The two parties in the US are still very different, I agree (the examples you listed prove that). What happens when they no longer are, and become increasingly out of step with what the middle wants? Is there any way then still to redress the balance? I think an important property of a good governance system is how easily it can be fixed when things go wrong.

I suppose I could be on the fringe, but as you say my perspective doesn't matter. I used a big issue like the Iraq war as an example because for that issue it was clear there was never any popular support for it in the UK. Yet the electorate was unable to avoid any of it, and felt they were unable to punish Labour for their mistakes in the general elections of 2005, because the Tories were on the same side on this issue.

Comment Re:the grass is always greener (Score 1) 430

I'm not claiming it wouldn't have happened, I'm saying in a two party system the electorate can't punish them for this decision to go to war (UK case), or for anything else the general public thinks were bad decisions. So the two parties end up being nearly unaccountable.

Also, the two parties tend to stand for such a broad range of issues, that it's very difficult for the electorate to express what they find good and bad in them. With a coalition government system, if there's an election, and a single party of a coalition takes a hammering while the other parties in the same coalition improve, it gives a much better hint at what the electorate is unhappy with.

I see it in terms of a spectrum with direct democracy (ancient greece style) on one end, and oligarchy or dictatorship on the other end, with the government systems we're discussing somewhere in between. I believe "FPP"/two-party systems are much less democratic and aren't kept in check as much as coalition governments.

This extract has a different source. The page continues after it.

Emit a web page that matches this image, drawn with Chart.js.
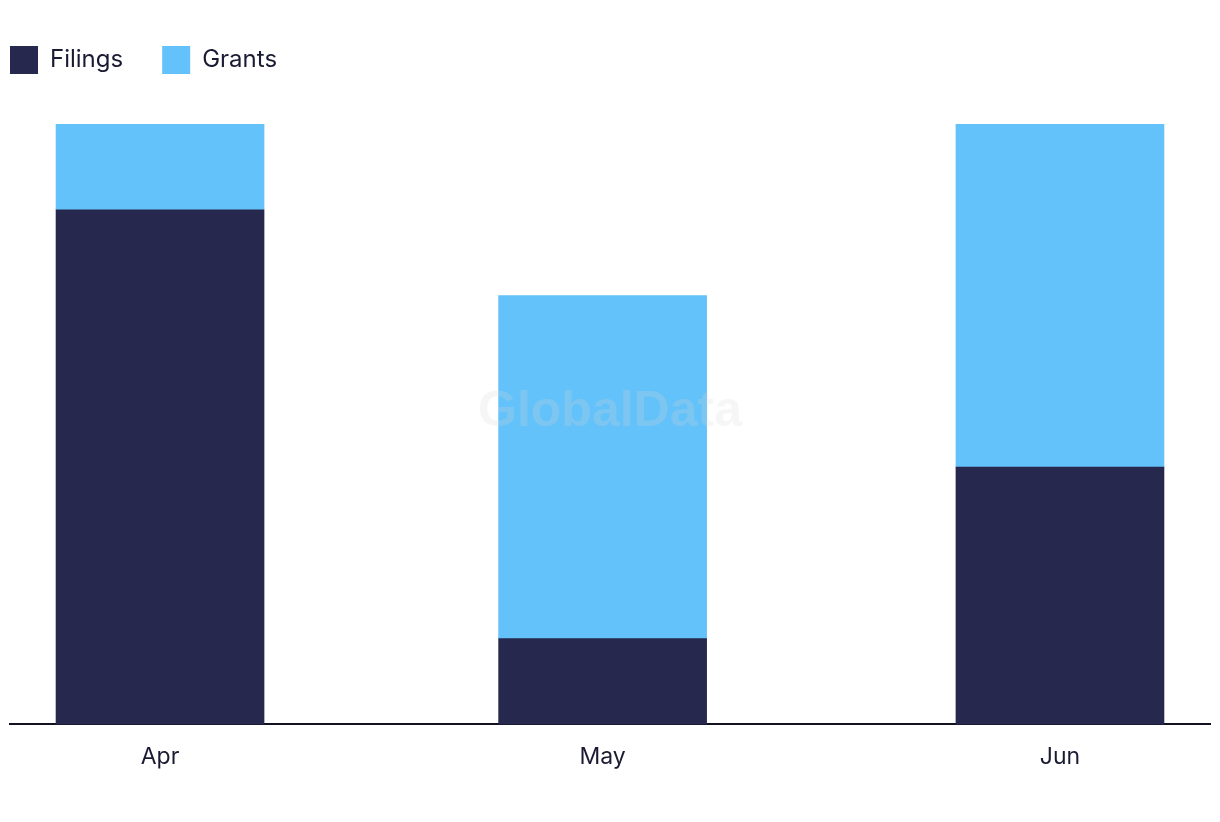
<!DOCTYPE html>
<html>
<head>
<meta charset="utf-8">
<script src="https://cdn.jsdelivr.net/npm/chart.js@4/dist/chart.umd.min.js"></script>
<style>
  html, body { margin: 0; padding: 0; background: #fff; }
  #wrap { width: 1220px; height: 822px; }
</style>
</head>
<body>
<div id="wrap"><canvas id="myChart"></canvas></div>
<script>
// Month labels and the first day of each month (bars sit on a time axis)
const months = ["Apr", "May", "Jun"];
const monthStarts = ["2024-04-01", "2024-05-01", "2024-06-01"];

// Series values
const filings = [6, 1, 3];
const grants = [1, 4, 4];

const dayMs = 86400000;
const dayNums = monthStarts.map(d => Math.round((Date.parse(d) - Date.parse(monthStarts[0])) / dayMs));

function toPoints(values) {
    return values.map((v, i) => ({ x: dayNums[i], y: v }));
}

// faint watermark in the middle of the plot
const watermark = {
    id: 'watermark',
    afterDatasetsDraw(chart) {
        const ctx = chart.ctx;
        const area = chart.chartArea;
        ctx.save();
        ctx.font = 'bold 50px "Liberation Sans", Arial, sans-serif';
        ctx.fillStyle = 'rgba(214, 214, 214, 0.22)';
        ctx.textAlign = 'center';
        ctx.textBaseline = 'middle';
        ctx.fillText('GlobalData', (area.left + area.right) / 2, (area.top + area.bottom) / 2 - 12);
        ctx.restore();
    }
};

// give the legend more room below it and pull it to the left edge
const legendTweak = {
    id: 'legendTweak',
    afterInit(chart) {
        const fit = chart.legend.fit;
        chart.legend.fit = function() {
            fit.call(this);
            this.height += 40;
        };
    },
    afterLayout(chart) {
        chart.legend.left -= chart.legend.options.labels.padding;
    }
};

const ctx = document.getElementById("myChart").getContext("2d");
const chart = new Chart(ctx, {
    type: 'bar',
    data: {
        datasets: [
            {
                label: 'Filings',
                data: toPoints(filings),
                backgroundColor: '#27284d',
                barThickness: 208
            },
            {
                label: 'Grants',
                data: toPoints(grants),
                backgroundColor: '#63c2f9',
                barThickness: 208
            }
        ]
    },
    options: {
        responsive: true,
        maintainAspectRatio: false,
        animation: false,
        layout: {
            padding: { left: 10, right: 10, top: 7, bottom: 32 }
        },
        plugins: {
            legend: {
                display: true,
                position: 'top',
                align: 'start',
                labels: {
                    boxWidth: 28,
                    boxHeight: 28,
                    padding: 39,
                    color: '#1a1a33',
                    font: { family: 'Inter, "Noto Sans", sans-serif', size: 24 }
                }
            },
            tooltip: { enabled: false }
        },
        scales: {
            x: {
                type: 'linear',
                stacked: true,
                offset: false,
                min: dayNums[0] - 10.17,
                max: dayNums[dayNums.length - 1] + 10.17,
                grid: { display: false, drawTicks: false, offset: false },
                border: { display: true, color: '#111122', width: 2 },
                afterBuildTicks: scale => {
                    scale.ticks = dayNums.map(v => ({ value: v }));
                },
                ticks: {
                    padding: 19,
                    color: '#1a1a33',
                    maxRotation: 0,
                    autoSkip: false,
                    font: { family: 'Inter, "Noto Sans", sans-serif', size: 23 },
                    callback: v => months[dayNums.indexOf(v)]
                }
            },
            y: {
                stacked: true,
                display: false,
                min: 0,
                max: 7
            }
        }
    },
    plugins: [watermark, legendTweak]
});
</script>
</body>
</html>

Now democracy is a means to an end, i.e. good governance; and if a bit less accountability and more concentration of power leads to better governance, then fine. But that's not what I'm seeing from where I'm sitting. Your claim is that two party system is pandering to the middle. But the way I see it is that the middle is dragged to wherever the two parties want to take it - because the middle has no choice in the matter anyway.

It's my impression that "the middle" in the US seems far more on the right than in a lot of other parts of the world. Is it because the US people are inherently more right wing, or because that's where the two parties went, and for lack of choice the electorate followed?

Comment Re:bullshit (Score 1) 430

What do you do when both major parties don't pander to the middle or the will of the general population, and take the country into a direction that the general population doesn't agree with. There's few people who will "risk" not voting for a fringe party in a FPP system.

Take how the war with Iraq was viewed in the UK for instance - the general population was completely against it, it was a very important issue with many lives in the balance, yet both parties were dead set on doing it anyway. How can a voter punish them, really (we'll see what happens om May 6 I suppose)? I'm not from the UK, but from an outside perspective it seems to me that "New Labour" has become pretty much as right wing (I suppose I should say social conservative) as the Tories, based on their decisions in the last ten years.

Coalition governments try to find common ground in their programs. Single (or few) issue parties also make more sense in coaltion governments, and if anything the will of the people gets communicated better to the politicians. IMHO.

Comment Re:What this is: (Score 1) 246

Even so, that's at least 2%, and what's left from "a vast majority" that most likely is still licensed under the GPL.

And in addition to this, I suspect you'll have a hard time convincing people that it isn't a "derivative work" of a GPL codebase, even if you have rewritten most of it.

Remember why for example the broadcom reverse engineers have two teams: one to look at and document the proprietary code, and one to implement a driver based on the documentation. They have to make sure the new driver isn't a derivative of the proprietary code - in the Nexuiz case it's in the other direction.

I have no stake in this; I was just curious if things were handled appropriately in this case.

Comment Re:Prison Sentences (Score 1) 1127

Indeed - there's a few studies that show that excessive prison sentences don't act as a deterrent. Only increasing the likelihood you get caught does.

So criminals don't care whether they'd have to go to prison for 5 years instead of 2. However they do care if they feel that it's twice as likely to get caught than before.

But politicians actively go for the quick fix of increasing prison sentences, instead of improving the organisation and funding of the police and the courts.

Comment Re:Yep (Score 1) 900

I don't think the Gimp UI is perfect, but I don't particularly like the Photoshop UI either. However there's several features and functionality in Photoshop that GIMP could adopt (and I suspect they will soon). But I'm not sure a Photoshop clone (UI wise) is what they should be aiming for.